A run of records
## BEGIN
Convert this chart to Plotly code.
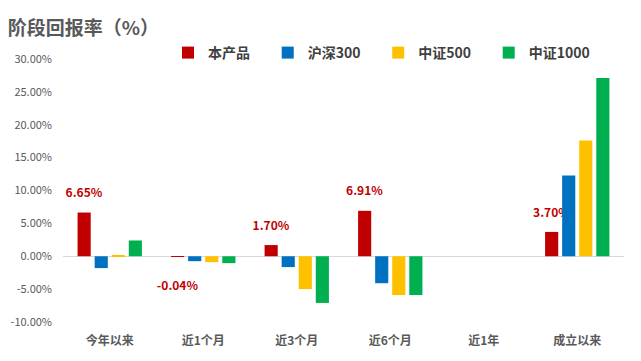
import plotly.graph_objects as go

categories = ["今年以来", "近1个月", "近3个月", "近6个月", "近1年", "成立以来"]
product = [6.65, -0.04, 1.70, 6.91, None, 3.70]
hs300 = [-1.8, -0.75, -1.65, -4.1, None, 12.3]
zz500 = [0.2, -0.9, -5.0, -5.9, None, 17.6]
zz1000 = [2.4, -1.05, -7.1, -5.9, None, 27.1]
series_names = ["本产品", "沪深300", "中证500", "中证1000"]
colors = ["#C00000", "#0070C0", "#FFC000", "#00B050"]
tick_vals = [-10, -5, 0, 5, 10, 15, 20, 25, 30]
tick_text = [f"{v:.2f}%" for v in tick_vals]

FONT = "Noto Sans CJK SC"
NB = "\u00a0"

def label(v):
    if v is None:
        return ""
    t = f"<span style='font-size:12px'><b>{v:.2f}%</b></span>"
    return f"{t}<br> " if v >= 0 else f" <br>{t}"

def label_size(v):
    return 12 if (v is not None and v < 0) else 8

fig = go.Figure()
for name, vals, c in zip(series_names, [product, hs300, zz500, zz1000], colors):
    kw = {}
    if name == "本产品":
        kw = dict(text=[label(v) for v in vals], textposition="outside",
                  constraintext="none",
                  textfont=dict(color="#C00000", size=[label_size(v) for v in vals],
                                family=FONT),
                  cliponaxis=False)
    fig.add_trace(go.Bar(x=categories, y=vals, name=name + NB * 4, marker_color=c,
                         marker_line_width=0, **kw))

fig.update_layout(
    width=641, height=361,
    margin=dict(l=63, r=17, t=59, b=39, autoexpand=False),
    paper_bgcolor="white", plot_bgcolor="white",
    barmode="group", bargap=0.27, bargroupgap=0.23,
    font=dict(family=FONT, color="#595959"),
    title=dict(text="<b>阶段回报率（%）</b>", x=0.012, xanchor="left", xref="container",
               y=1 - 28/361, yanchor="middle", yref="container",
               font=dict(size=19, color="#595959", family=FONT)),
    legend=dict(orientation="h", x=168/641, xanchor="left", xref="container",
                y=1 - 53/361, yanchor="middle", yref="container",
                font=dict(size=14, color="#404040", family=FONT, weight="bold"),
                traceorder="normal"),
    showlegend=True,
)
fig.update_xaxes(showline=False, showgrid=False, ticks="", ticklabelstandoff=10,
                 tickfont=dict(size=12, color="#595959", family=FONT, weight="bold"))
fig.update_yaxes(range=[-10, 30], tickvals=tick_vals, ticktext=tick_text,
                 showgrid=False, zeroline=True, zerolinecolor="#D9D9D9",
                 zerolinewidth=1, showline=False,
                 tickfont=dict(size=11, color="#595959", family=FONT),
                 ticklabelstandoff=10)

fig.write_html("out.html", config={"displayModeBar": False},
               post_script="document.body.style.margin='0';")
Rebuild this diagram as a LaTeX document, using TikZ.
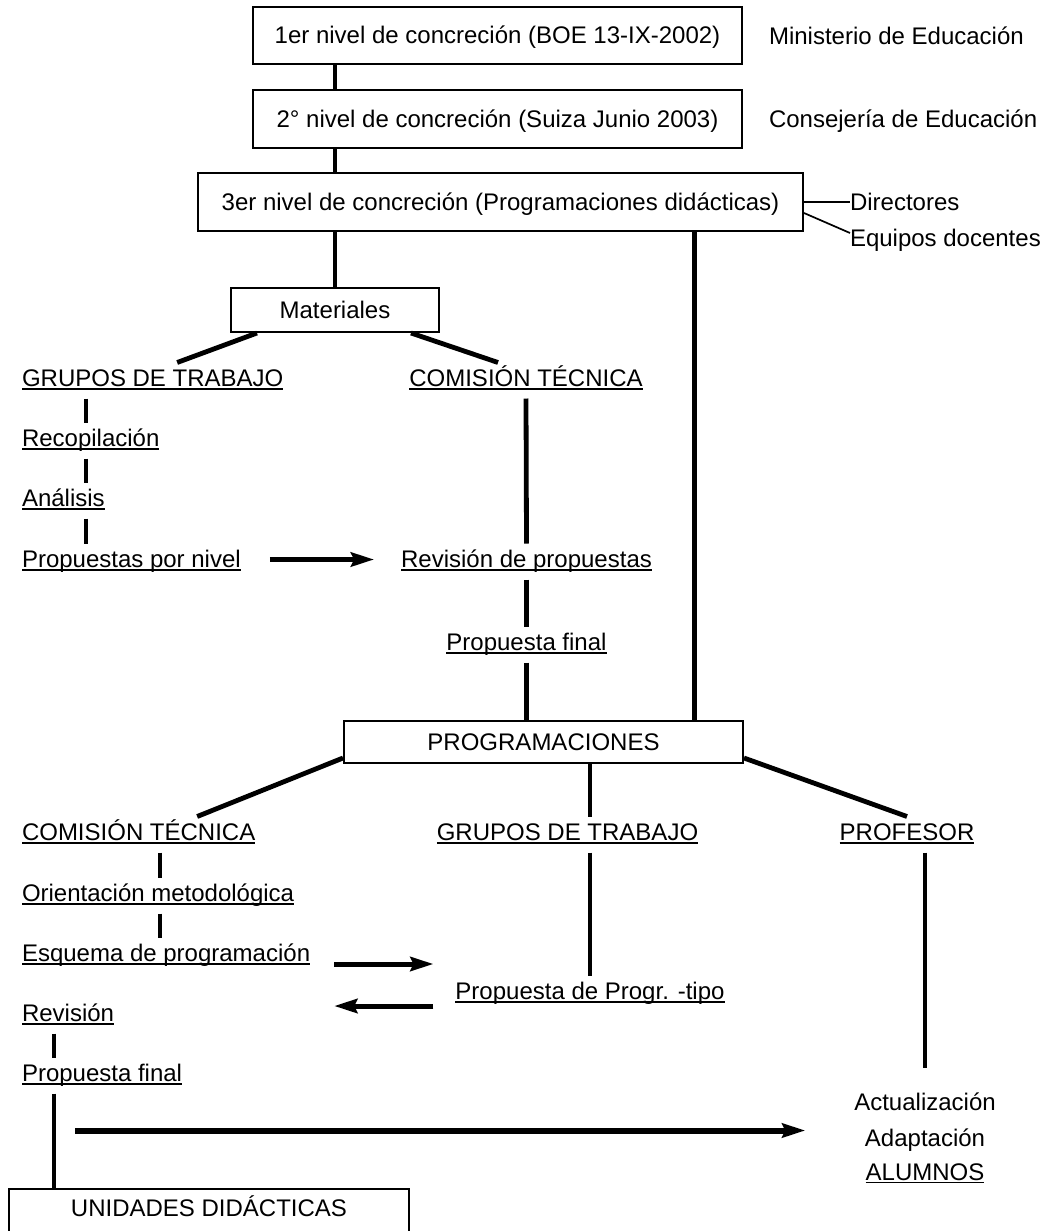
\documentclass[tikz,border=0pt]{standalone}
\usepackage{fontspec}
\setmainfont{Liberation Sans}
\usetikzlibrary{arrows.meta}

\newsavebox\ulbox
\newcommand\ulin[1]{\sbox\ulbox{#1}\rlap{\rule[-1.6pt]{\wd\ulbox}{0.7pt}}\usebox\ulbox}

\tikzset{
  nivel/.style={draw, line width=1pt, inner sep=0pt, text height=8.4pt, text depth=0pt, font=\fontsize{12}{14}\selectfont},
  etiq/.style={inner sep=0pt, outer sep=3pt, text height=9pt, text depth=3pt, font=\fontsize{12}{14}\selectfont},
  lado/.style={etiq, outer sep=0pt, anchor=base west},
  enlace/.style={line width=2.4pt},
  fino/.style={line width=0.85pt},
  flecha/.style={line width=2.5pt, -{Stealth[length=11.5pt,width=7pt,inset=1.5pt]}},
}

\begin{document}
\begin{tikzpicture}[x=0.5pt,y=-0.5pt]
\useasboundingbox (0,0) rectangle (1052,1231);
\clip (0,0) rectangle (1052,1231);

% niveles de concrecion
\node[nivel, minimum width=244.5pt, minimum height=28.5pt] (niv1) at (497.5,35.5) {1er nivel de concreción (BOE 13-IX-2002)};
\node[nivel, minimum width=244.5pt, minimum height=29pt] (niv2) at (497.5,119) {2° nivel de concreción (Suiza Junio 2003)};
\node[nivel, minimum width=302.5pt, minimum height=29pt] (niv3) at (500.5,202) {3er nivel de concreción (Programaciones didácticas)};
\node[lado] (min) at (769,44.5) {Ministerio de Educación};
\node[lado] (con) at (769,127.5) {Consejería de Educación};
\node[lado] (dir) at (850,210.5) {Directores};
\node[lado] (equ) at (850,246.5) {Equipos docentes};

% materiales
\node[nivel, minimum width=104pt, minimum height=22pt] (mat) at (335,310) {Materiales};
\node[etiq, anchor=base west] (gtit) at (16,386.5) {\ulin{GRUPOS DE TRABAJO}};
\node[etiq, anchor=base west] (grec) at (16,446.5) {\ulin{Recopilación}};
\node[etiq, anchor=base west] (gana) at (16,506.5) {\ulin{Análisis}};
\node[etiq, anchor=base west] (gpro) at (16,567.5) {\ulin{Propuestas por nivel}};
\node[etiq, anchor=base] (cttit) at (526,386.5) {\ulin{COMISIÓN TÉCNICA}};
\node[etiq, anchor=base] (crev) at (526.5,567.5) {\ulin{Revisión de propuestas}};
\node[etiq, anchor=base] (cfin) at (526.5,650.5) {\ulin{Propuesta final}};

% programaciones
\node[nivel, minimum width=199.5pt, minimum height=21pt] (prog) at (543.5,742) {PROGRAMACIONES};
\node[etiq, anchor=base west] (ct2) at (16,840.5) {\ulin{COMISIÓN TÉCNICA}};
\node[etiq, anchor=base west] (cori) at (16,901.5) {\ulin{Orientación metodológica}};
\node[etiq, anchor=base west] (cesq) at (16,961.5) {\ulin{Esquema de programación}};
\node[etiq, anchor=base west] (crev2) at (16,1021.5) {\ulin{Revisión}};
\node[etiq, anchor=base west] (cfin2) at (16,1081.5) {\ulin{Propuesta final}};
\node[etiq, anchor=base] (gt2) at (567.5,840.5) {\ulin{GRUPOS DE TRABAJO}};
\node[etiq, anchor=base] (ptipo) at (590,999.5) {\ulin{Propuesta de Progr. -tipo}};
\node[etiq, anchor=base] (prof) at (907,840.5) {\ulin{PROFESOR}};
\node[etiq, anchor=base] (act) at (925,1110) {Actualización};
\node[etiq, anchor=base] (adap) at (925,1146) {Adaptación};
\node[etiq, anchor=base] (alum) at (925,1180) {\ulin{ALUMNOS}};
\node[nivel, text depth=6pt, minimum width=200pt, minimum height=25pt] (unid) at (209,1214) {UNIDADES DIDÁCTICAS};
\coordinate (lini) at (75,1130.5);

% enlaces
\draw[enlace] (niv1.south -| mat.north) -- (niv2.north -| mat.north);
\draw[enlace] (niv2.south -| mat.north) -- (niv3.north -| mat.north);
\draw[enlace] (niv3.south -| mat.north) -- (mat.north);
\draw[enlace] ([xshift=97pt]niv3.south) -- ([xshift=97pt]niv3.south |- prog.north);
\draw[fino] (niv3.east) -- (niv3.east -| dir.west);
\draw[fino] ([yshift=-5.5pt]niv3.east) -- ([yshift=3.75pt]equ.west);

\draw[enlace] ([xshift=13.5pt]mat.south west) -- ([xshift=12.25pt]gtit.north);
\draw[enlace] ([xshift=-14.5pt]mat.south east) -- ([xshift=-14pt]cttit.north);
\draw[enlace] ([xshift=35pt]gtit.south west) -- ([xshift=35pt]grec.north west);
\draw[enlace] ([xshift=35pt]grec.south west) -- ([xshift=35pt]gana.north west);
\draw[enlace] ([xshift=35pt]gana.south west) -- ([xshift=35pt]gpro.north west);
\draw[enlace] (cttit.south) -- (crev.north);
\draw[enlace] (crev.south) -- (cfin.north);
\draw[enlace] (cfin.south) -- (cfin.south |- prog.north);
\draw[flecha, shorten <=11.5pt, shorten >=10.5pt] ([yshift=1pt]gpro.east) -- ([yshift=1pt]crev.west);

\draw[enlace] ([yshift=3pt]prog.south west) -- ([xshift=29.25pt]ct2.north);
\draw[enlace] (prog.south -| ptipo.north) -- (gt2.north -| ptipo.north);
\draw[enlace] ([yshift=3pt]prog.south east) -- (prof.north);
\draw[enlace] ([xshift=72pt]ct2.south west) -- ([xshift=72pt]cori.north west);
\draw[enlace] ([xshift=72pt]cori.south west) -- ([xshift=72pt]cesq.north west);
\draw[enlace] ([xshift=19pt]crev2.south west) -- ([xshift=19pt]cfin2.north west);
\draw[enlace] ([xshift=19pt]cfin2.south west) -- ([xshift=19pt]cfin2.south west |- unid.north);
\draw[enlace] (gt2.south -| ptipo.north) -- (ptipo.north);
\draw[enlace] (prof.south -| act.north) -- ([yshift=9pt]act.north);
\draw[flecha, shorten <=9pt, shorten >=8pt] ([yshift=-4.25pt]cesq.east) -- ([yshift=-4.25pt]cesq.east -| ptipo.west);
\draw[flecha, shorten <=8pt, shorten >=9pt] ([yshift=-6.25pt]ptipo.west) -- ([yshift=-6.25pt]ptipo.west -| cesq.east);
\draw[flecha, line width=3pt, shorten >=21.5pt] (lini) -- (lini -| act.west);

\end{tikzpicture}
\end{document}
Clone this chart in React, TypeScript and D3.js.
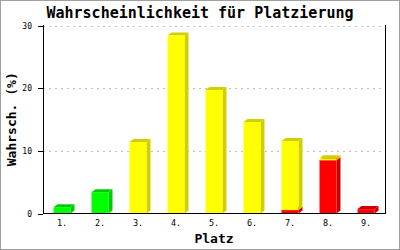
## END
DO THIS: Print the entries as they stand, first line through the line holding "marker_line_width=0, **kw))", with every picture removed.

THE COMPLETED TASK:
Convert this chart to Plotly code.
import plotly.graph_objects as go

categories = ["今年以来", "近1个月", "近3个月", "近6个月", "近1年", "成立以来"]
product = [6.65, -0.04, 1.70, 6.91, None, 3.70]
hs300 = [-1.8, -0.75, -1.65, -4.1, None, 12.3]
zz500 = [0.2, -0.9, -5.0, -5.9, None, 17.6]
zz1000 = [2.4, -1.05, -7.1, -5.9, None, 27.1]
series_names = ["本产品", "沪深300", "中证500", "中证1000"]
colors = ["#C00000", "#0070C0", "#FFC000", "#00B050"]
tick_vals = [-10, -5, 0, 5, 10, 15, 20, 25, 30]
tick_text = [f"{v:.2f}%" for v in tick_vals]

FONT = "Noto Sans CJK SC"
NB = "\u00a0"

def label(v):
    if v is None:
        return ""
    t = f"<span style='font-size:12px'><b>{v:.2f}%</b></span>"
    return f"{t}<br> " if v >= 0 else f" <br>{t}"

def label_size(v):
    return 12 if (v is not None and v < 0) else 8

fig = go.Figure()
for name, vals, c in zip(series_names, [product, hs300, zz500, zz1000], colors):
    kw = {}
    if name == "本产品":
        kw = dict(text=[label(v) for v in vals], textposition="outside",
                  constraintext="none",
                  textfont=dict(color="#C00000", size=[label_size(v) for v in vals],
                                family=FONT),
                  cliponaxis=False)
    fig.add_trace(go.Bar(x=categories, y=vals, name=name + NB * 4, marker_color=c,
                         marker_line_width=0, **kw))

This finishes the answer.